Night Out Beauty Looks
Unlock winter’s hottest going out makeup ideas, with tips direct from the makeup artist’s kit
Party season. It’s a time to break from the ordinary and, in makeup terms, anything goes. Metallics, saturated pigments and bold shapes are your hot ticket, keeping the spirit of play front and centre – and as present in your look as your after-hours plans. Giving you access to her inside know-how, makeup artist Siddhartha Simone opens her personal tool kit with the night out makeup looks that will take you into morning.
For this look, it helps to pre-draw the shape first with a similar coloured pencil and softly blend the edges. Then go over the pencil with the eyeshadow to ‘set’ the shape. It also makes the colour pop more.
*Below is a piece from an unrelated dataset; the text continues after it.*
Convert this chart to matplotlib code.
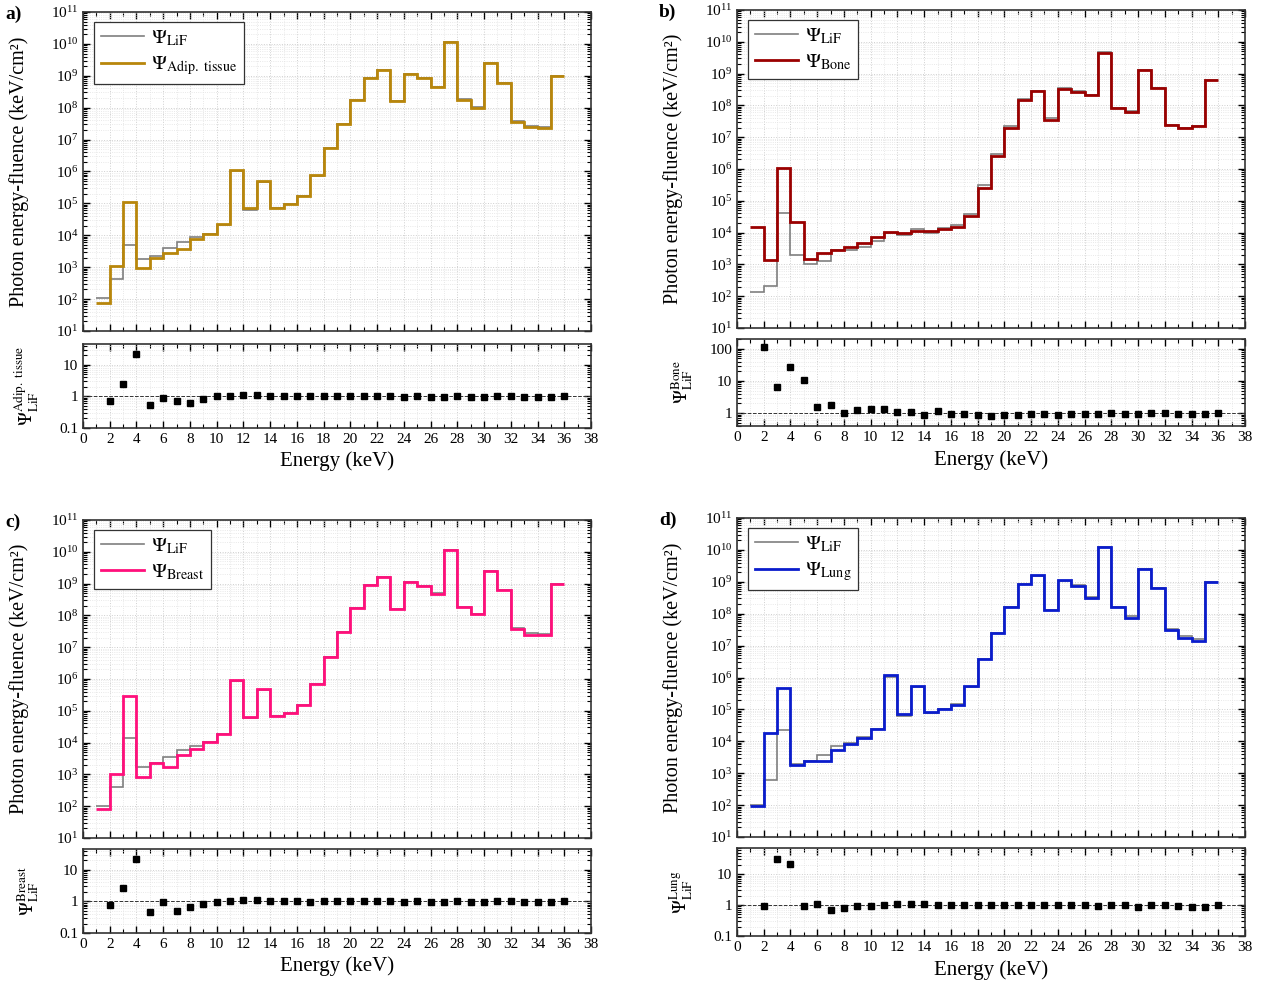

For this smokey eye, pre-draw the rough shape you want to achieve with a black kohl pencil. It doesn’t have to be classic and rounded, it can be wider or straightened out. Softly blend the edges, and go over it with black eyeshadow to set, blending out with a clean brush to keep the effect soft.
For a creamier foiled effect, scrape some eyeshadow out and mix it with clear lipgloss. Since it’s sticky, you can add some loose glitter on the inner and outer corners to make it look even more sparkly.
To intensify this metallic from the palette, spray some water on it. This way the metallics pop even more and you can create a stronger shape.
This classic wing looks different on every eye. To create a liner that works with your eye shape, look straight into the mirror while sketching the shape with a pencil, then fine-tune with liquid liner. Try to draw it on with your eyes open – when you close your eyes, you don’t see how the liner will end up.
To create a beautiful, sculpted lip, pre-draw the lip line with a nude pencil slightly darker than your skin tone, softly blending the edges in. Go over the outer liner with a darker nude lip colour and blend again. Repeat with an even darker pencil, blending only slightly for a deep gradient effect.
Silver and red are an amazing combo. Try to experiment with the perfect red pout and the more roughly painterly eye with a greasepaint.